Question

Mark the correct options.
(a) An atom with a vacancy has smaller energy that a neutral atom.
(b) K X-ray is emitted when a hole makes a jump from the K shell to some other shell.
(c) The wavelength of K X-ray is smaller than the wavelength of L X-ray of the same material.
(d) The wavelength of K_α X-ray is smaller than the wavelength of K_β X-ray of the same material.

Answer 1

(b) K X-ray is emitted when a hole makes a jump from the K shell to some other shell.
(c) The wavelength of K X-ray is smaller than the wavelength of L X-ray of the same material.

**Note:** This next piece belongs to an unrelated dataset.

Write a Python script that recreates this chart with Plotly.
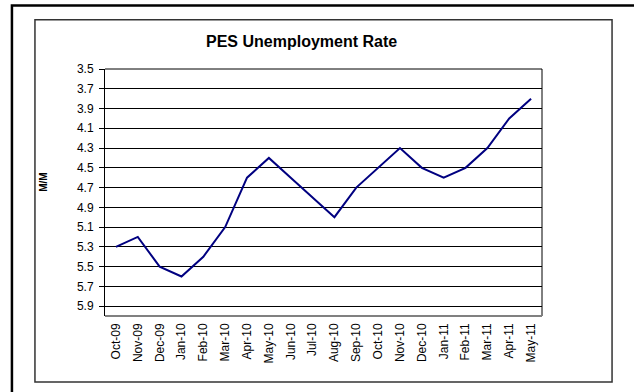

Energy of a vacant atom is higher than that of a neutral atom.
Hence, option (a) is incorrect.

K X-ray is emitted when an electron makes a jump to the K shell from some other shell. As a result, a positive charge hole is created in the outer shell. As the electron continuously moves to the K shell, the hole moves from the K shell to some other shell. Hence, option (b) is correct.

K X-ray is emitted due to the transition of an electron from the L or M shell to the K shell and L X-ray is emitted due to the transition of an electron from the M or N shell to the L shell. The energy involved in the transition from the L or M shell to the K shell is higher than the energy involved in the transition from the M or N shell to the L shell. Since the energy is inversely proportional to the wavelength, the wavelength of the K X-ray is smaller than the wavelength of the L X-ray of the same material. Hence, option (c) is correct.

If E_K, E_L and E_M are the energies of K, L and M shells, respectively, then the wavelength of K_α X-ray $\left({\lambda }_1\right)$ is given by
${\lambda }_1=\frac{hc}{E_K-E_L}$
Here,
h = Planck's constant
c = Speed of light
Wavelength of the K_β X-ray $\left({\lambda }_2\right)$ is given by
${\lambda }_2=\frac{hc}{E_K-E_M}$
As the difference of energies (E_K $-$ E_M) is more than (E_K $-$ E_L), ${\lambda }_2$ is less than ${\lambda }_1$. Hence, option (d) is not correct.